Problem to solve |
From the entries below, print exactly the span beginning with the line holding "What TikZ code" and ending with the line holding "line width=1.4pt, minimum", endpoints included, and skip any pictures.
=== Dataset excerpts ===
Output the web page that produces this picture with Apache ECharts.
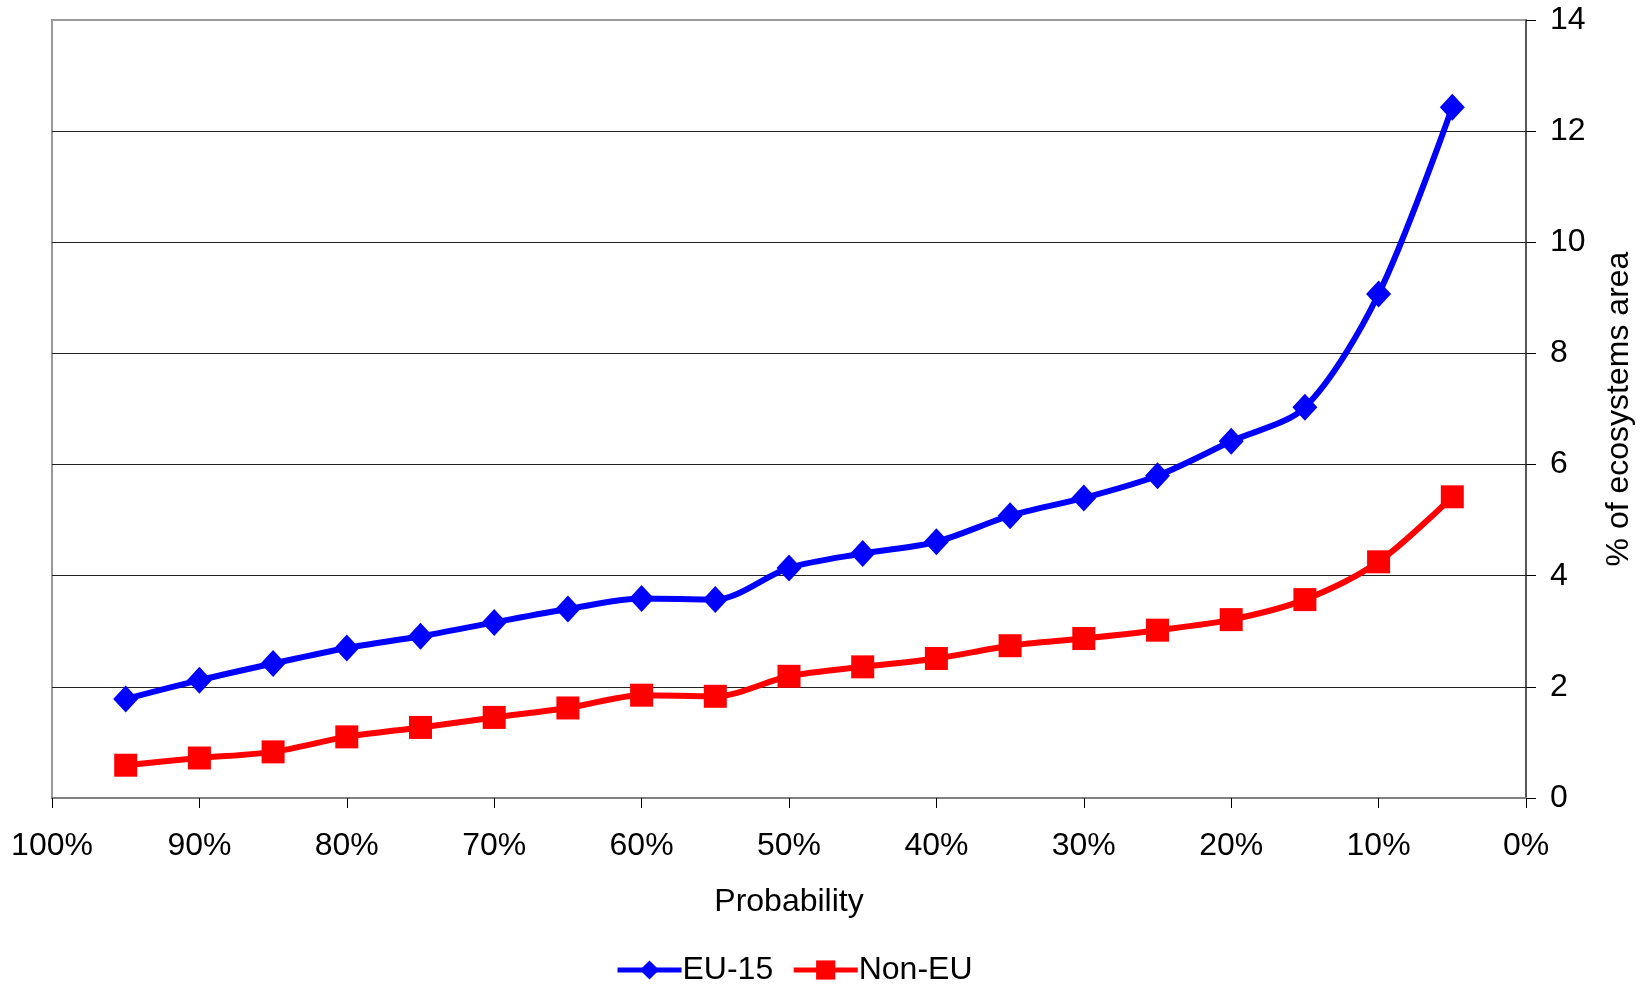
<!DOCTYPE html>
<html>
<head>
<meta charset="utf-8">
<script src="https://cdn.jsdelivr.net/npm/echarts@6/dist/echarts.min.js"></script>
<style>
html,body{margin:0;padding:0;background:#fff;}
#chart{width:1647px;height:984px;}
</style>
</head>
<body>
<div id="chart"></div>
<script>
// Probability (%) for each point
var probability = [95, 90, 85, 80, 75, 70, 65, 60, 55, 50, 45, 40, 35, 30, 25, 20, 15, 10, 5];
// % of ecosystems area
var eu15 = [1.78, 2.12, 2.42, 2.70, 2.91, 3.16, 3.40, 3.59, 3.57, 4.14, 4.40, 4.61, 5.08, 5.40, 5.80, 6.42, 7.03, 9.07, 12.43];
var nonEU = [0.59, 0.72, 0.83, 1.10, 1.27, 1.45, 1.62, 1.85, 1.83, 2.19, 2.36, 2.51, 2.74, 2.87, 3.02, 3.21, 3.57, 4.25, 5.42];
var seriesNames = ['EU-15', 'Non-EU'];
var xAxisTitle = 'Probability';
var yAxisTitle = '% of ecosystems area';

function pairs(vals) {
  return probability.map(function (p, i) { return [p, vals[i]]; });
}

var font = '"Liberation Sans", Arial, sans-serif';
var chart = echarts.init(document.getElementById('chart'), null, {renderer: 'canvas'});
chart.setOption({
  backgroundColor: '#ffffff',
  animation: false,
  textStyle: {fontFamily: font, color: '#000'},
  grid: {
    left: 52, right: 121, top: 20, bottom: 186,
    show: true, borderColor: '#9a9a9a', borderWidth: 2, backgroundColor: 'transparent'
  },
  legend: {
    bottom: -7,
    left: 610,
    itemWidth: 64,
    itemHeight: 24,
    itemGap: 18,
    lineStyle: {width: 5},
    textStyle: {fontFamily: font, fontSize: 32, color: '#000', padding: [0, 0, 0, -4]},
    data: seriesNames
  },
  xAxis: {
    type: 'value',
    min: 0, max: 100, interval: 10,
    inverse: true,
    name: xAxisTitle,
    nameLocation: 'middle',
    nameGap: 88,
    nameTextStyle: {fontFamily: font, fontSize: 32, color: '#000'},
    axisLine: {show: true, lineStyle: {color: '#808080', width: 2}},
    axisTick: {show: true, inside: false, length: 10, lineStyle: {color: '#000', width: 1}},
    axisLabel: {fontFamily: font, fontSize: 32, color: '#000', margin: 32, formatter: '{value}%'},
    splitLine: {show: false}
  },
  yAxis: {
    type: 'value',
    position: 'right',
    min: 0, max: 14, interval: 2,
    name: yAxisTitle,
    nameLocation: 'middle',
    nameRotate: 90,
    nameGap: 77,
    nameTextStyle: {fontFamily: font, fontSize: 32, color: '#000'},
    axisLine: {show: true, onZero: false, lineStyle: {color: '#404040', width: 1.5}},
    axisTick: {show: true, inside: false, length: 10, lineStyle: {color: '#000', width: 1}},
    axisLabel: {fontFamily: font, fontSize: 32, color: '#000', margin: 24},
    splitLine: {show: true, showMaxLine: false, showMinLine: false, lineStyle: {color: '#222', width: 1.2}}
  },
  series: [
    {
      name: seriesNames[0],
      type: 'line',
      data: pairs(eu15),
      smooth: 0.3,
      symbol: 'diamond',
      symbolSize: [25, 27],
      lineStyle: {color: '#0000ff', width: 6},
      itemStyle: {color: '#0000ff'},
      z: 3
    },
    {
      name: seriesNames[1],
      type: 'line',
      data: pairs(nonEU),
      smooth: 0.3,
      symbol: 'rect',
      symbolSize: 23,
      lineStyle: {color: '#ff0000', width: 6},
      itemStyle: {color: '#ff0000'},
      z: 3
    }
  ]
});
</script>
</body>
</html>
===
=== Dataset excerpts ===
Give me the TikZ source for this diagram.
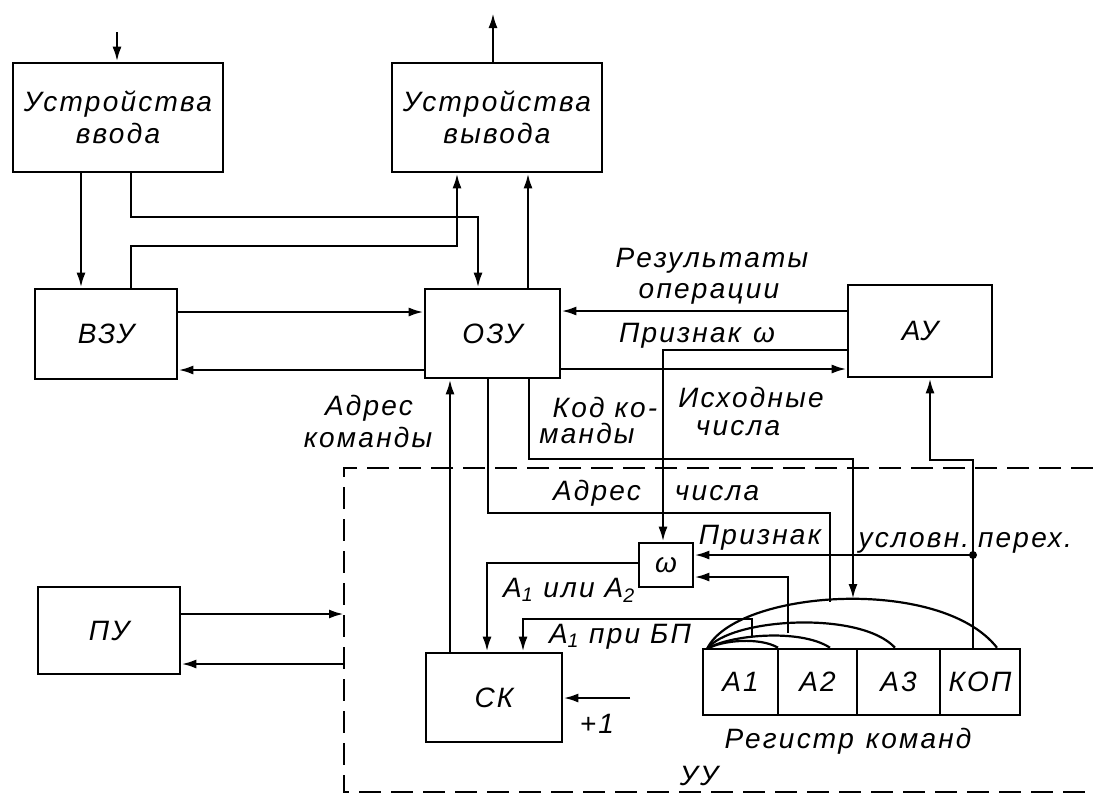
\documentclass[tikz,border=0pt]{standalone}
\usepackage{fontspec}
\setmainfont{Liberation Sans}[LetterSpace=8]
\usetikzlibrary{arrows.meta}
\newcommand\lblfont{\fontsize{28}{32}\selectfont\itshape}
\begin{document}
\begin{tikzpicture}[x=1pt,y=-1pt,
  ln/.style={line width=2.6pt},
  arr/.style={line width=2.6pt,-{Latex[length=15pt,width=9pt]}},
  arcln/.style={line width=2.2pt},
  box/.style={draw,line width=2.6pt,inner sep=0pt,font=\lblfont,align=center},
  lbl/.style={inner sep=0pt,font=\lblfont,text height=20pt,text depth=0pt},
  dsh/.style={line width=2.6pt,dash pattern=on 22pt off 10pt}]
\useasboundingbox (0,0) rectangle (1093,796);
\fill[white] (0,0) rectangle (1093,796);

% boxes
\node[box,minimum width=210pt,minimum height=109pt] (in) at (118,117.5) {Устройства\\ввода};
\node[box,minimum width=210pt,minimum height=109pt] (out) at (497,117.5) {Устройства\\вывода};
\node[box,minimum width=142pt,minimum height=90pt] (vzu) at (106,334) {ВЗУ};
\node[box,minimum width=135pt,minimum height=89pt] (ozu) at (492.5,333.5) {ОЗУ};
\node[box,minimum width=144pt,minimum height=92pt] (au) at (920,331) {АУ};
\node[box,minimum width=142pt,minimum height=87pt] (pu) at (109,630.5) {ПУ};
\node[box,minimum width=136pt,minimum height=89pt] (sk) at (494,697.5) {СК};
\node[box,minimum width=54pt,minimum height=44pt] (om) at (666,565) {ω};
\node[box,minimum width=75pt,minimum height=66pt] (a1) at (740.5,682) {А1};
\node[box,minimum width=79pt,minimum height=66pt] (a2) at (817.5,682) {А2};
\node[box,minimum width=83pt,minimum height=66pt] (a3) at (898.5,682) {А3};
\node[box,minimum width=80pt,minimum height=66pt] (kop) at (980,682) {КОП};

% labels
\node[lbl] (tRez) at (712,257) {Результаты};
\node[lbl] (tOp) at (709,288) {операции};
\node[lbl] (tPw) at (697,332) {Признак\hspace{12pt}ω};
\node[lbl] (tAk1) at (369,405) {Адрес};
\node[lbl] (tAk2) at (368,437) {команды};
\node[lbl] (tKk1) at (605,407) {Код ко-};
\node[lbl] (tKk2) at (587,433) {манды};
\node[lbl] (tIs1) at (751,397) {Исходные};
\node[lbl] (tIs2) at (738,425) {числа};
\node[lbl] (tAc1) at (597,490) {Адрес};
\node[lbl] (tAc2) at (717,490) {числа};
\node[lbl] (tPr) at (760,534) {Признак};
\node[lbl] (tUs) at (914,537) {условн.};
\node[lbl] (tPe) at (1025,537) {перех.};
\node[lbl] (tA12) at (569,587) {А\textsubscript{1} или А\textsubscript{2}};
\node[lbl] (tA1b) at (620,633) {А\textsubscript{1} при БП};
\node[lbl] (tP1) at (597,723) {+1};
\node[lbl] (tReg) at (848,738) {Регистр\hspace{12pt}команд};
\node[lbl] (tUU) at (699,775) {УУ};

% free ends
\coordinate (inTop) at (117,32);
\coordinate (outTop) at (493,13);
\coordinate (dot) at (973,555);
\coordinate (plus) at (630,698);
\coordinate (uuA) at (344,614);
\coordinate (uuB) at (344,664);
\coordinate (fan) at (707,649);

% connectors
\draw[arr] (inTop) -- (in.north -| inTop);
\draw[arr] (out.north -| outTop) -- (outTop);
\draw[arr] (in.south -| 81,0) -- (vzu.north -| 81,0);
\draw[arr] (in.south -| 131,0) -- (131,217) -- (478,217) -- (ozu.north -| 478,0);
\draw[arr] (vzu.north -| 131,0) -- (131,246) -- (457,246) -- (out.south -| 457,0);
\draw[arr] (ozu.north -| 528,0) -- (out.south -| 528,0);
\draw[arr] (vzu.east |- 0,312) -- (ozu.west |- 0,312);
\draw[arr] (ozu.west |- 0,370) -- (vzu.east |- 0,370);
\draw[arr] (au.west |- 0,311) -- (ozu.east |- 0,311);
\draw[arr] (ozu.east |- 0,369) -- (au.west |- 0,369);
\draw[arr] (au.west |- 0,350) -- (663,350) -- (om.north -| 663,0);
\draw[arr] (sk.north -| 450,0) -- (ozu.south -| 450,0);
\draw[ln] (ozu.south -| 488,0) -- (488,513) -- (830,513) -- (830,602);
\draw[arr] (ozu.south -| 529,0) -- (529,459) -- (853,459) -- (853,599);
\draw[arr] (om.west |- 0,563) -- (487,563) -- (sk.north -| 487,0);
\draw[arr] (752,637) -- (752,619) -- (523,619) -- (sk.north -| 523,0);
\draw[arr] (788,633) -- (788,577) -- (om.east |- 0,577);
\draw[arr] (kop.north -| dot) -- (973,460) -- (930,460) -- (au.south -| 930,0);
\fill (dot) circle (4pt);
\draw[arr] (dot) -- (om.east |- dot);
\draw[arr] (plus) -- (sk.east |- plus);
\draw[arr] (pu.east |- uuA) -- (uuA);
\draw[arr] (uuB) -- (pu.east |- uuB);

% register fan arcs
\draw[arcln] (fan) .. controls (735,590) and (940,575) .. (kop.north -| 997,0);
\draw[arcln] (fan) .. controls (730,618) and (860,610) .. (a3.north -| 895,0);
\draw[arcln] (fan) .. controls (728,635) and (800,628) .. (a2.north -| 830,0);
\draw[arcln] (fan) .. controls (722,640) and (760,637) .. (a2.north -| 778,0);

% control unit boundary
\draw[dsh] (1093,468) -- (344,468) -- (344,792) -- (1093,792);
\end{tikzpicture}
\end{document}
===
=== Dataset excerpts ===
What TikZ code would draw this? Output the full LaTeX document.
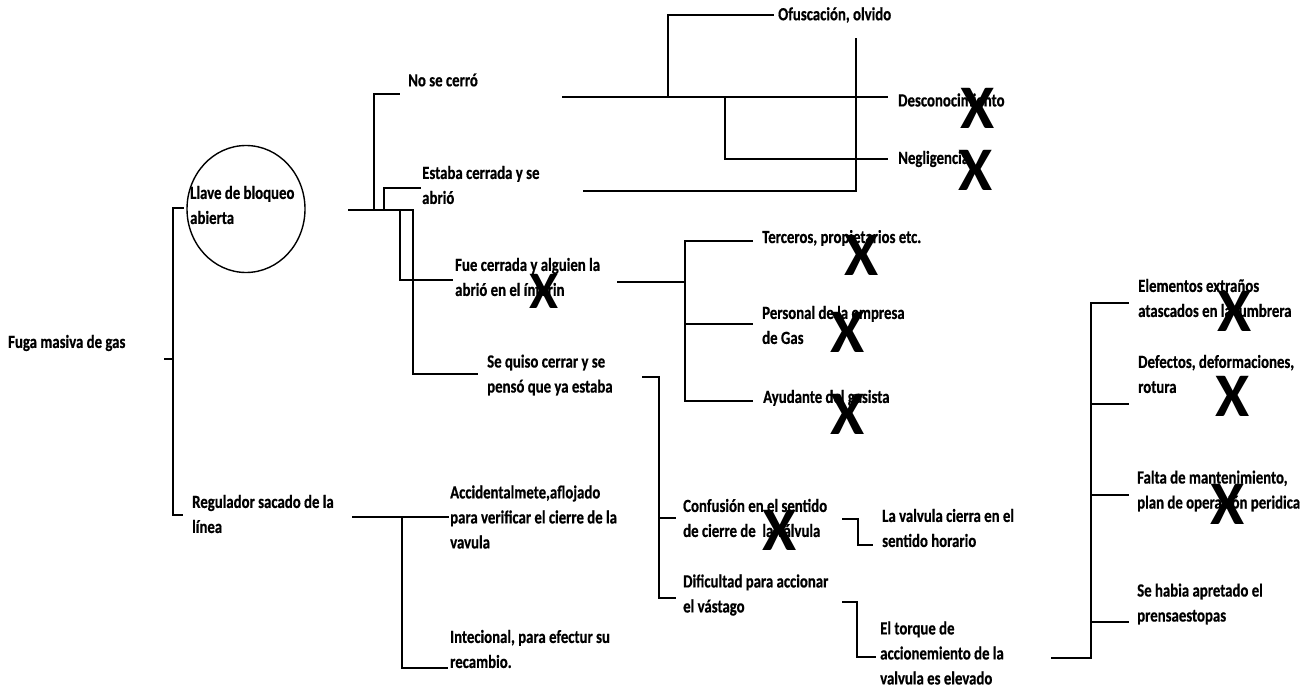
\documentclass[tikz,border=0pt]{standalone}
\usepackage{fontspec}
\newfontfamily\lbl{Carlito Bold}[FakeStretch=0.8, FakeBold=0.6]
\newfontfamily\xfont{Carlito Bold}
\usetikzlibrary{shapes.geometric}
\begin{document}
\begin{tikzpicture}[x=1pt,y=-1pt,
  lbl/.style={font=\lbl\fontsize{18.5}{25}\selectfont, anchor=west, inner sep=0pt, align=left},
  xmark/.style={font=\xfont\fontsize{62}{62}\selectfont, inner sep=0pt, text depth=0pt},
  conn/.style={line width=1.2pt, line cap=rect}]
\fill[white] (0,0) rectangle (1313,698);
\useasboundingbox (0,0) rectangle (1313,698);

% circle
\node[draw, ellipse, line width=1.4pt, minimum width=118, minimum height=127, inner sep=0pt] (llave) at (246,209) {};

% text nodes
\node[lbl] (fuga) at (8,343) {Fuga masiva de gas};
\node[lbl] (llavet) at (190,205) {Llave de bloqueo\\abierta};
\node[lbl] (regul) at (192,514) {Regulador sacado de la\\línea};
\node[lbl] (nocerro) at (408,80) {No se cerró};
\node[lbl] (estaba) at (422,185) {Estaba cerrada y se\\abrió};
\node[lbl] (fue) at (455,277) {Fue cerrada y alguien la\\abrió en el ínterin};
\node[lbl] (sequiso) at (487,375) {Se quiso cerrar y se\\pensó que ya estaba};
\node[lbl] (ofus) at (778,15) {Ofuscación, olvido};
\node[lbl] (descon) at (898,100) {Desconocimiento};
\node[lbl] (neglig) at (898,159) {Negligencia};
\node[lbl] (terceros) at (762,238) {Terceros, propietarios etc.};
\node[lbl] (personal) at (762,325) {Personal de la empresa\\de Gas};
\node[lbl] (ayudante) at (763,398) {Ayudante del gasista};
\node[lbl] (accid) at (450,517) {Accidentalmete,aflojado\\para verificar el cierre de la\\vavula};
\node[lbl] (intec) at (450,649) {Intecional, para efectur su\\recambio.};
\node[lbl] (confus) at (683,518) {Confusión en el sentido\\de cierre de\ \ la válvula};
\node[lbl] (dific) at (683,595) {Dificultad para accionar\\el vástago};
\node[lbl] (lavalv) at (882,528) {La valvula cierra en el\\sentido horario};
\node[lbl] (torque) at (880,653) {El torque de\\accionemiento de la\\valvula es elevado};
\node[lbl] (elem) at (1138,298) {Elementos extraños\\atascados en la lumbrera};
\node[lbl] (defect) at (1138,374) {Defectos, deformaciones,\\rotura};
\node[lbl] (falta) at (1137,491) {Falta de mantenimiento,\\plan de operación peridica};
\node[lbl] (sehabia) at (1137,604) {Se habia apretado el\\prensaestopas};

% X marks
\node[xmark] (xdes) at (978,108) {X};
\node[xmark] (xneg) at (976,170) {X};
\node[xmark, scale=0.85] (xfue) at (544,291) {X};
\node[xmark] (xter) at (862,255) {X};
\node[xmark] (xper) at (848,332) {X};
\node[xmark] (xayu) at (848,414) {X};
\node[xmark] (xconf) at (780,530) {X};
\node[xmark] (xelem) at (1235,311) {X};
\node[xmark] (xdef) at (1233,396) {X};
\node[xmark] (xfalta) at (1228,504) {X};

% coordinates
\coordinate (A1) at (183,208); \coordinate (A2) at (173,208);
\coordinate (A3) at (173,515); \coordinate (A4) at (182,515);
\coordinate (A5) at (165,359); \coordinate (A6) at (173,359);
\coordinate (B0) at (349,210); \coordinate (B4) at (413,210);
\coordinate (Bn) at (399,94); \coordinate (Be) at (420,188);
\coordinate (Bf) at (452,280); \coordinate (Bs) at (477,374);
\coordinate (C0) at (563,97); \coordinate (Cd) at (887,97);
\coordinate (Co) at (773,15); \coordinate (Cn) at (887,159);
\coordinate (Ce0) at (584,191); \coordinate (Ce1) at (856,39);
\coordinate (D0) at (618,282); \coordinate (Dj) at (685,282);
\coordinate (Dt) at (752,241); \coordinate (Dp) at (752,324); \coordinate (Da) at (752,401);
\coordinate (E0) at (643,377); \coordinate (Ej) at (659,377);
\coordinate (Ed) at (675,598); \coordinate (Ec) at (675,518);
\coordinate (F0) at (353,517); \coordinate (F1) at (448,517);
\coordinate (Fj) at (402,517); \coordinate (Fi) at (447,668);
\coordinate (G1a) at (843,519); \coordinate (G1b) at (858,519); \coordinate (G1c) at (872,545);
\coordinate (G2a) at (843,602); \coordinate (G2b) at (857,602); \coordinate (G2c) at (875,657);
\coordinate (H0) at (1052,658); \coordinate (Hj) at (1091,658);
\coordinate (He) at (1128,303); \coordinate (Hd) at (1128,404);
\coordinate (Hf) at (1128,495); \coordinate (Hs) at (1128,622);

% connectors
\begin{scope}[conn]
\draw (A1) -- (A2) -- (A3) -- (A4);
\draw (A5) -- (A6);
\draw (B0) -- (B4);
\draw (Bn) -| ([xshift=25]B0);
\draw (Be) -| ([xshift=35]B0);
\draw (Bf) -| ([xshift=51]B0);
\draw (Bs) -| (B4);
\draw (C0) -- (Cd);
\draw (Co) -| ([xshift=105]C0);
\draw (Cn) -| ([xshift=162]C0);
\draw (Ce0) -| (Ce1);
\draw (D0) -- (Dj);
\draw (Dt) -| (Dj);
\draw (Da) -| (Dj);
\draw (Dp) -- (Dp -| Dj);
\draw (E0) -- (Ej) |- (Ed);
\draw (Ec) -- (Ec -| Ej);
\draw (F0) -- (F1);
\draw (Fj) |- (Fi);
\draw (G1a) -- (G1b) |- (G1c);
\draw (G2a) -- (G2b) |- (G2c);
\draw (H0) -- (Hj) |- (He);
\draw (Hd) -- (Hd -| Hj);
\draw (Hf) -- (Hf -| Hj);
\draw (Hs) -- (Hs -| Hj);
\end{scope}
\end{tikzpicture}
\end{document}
===
Written reply |
What TikZ code would draw this? Output the full LaTeX document.
\documentclass[tikz,border=0pt]{standalone}
\usepackage{fontspec}
\newfontfamily\lbl{Carlito Bold}[FakeStretch=0.8, FakeBold=0.6]
\newfontfamily\xfont{Carlito Bold}
\usetikzlibrary{shapes.geometric}
\begin{document}
\begin{tikzpicture}[x=1pt,y=-1pt,
  lbl/.style={font=\lbl\fontsize{18.5}{25}\selectfont, anchor=west, inner sep=0pt, align=left},
  xmark/.style={font=\xfont\fontsize{62}{62}\selectfont, inner sep=0pt, text depth=0pt},
  conn/.style={line width=1.2pt, line cap=rect}]
\fill[white] (0,0) rectangle (1313,698);
\useasboundingbox (0,0) rectangle (1313,698);

% circle
\node[draw, ellipse, line width=1.4pt, minimum width=118, minimum height=127, inner sep=0pt] (llave) at (246,209) {};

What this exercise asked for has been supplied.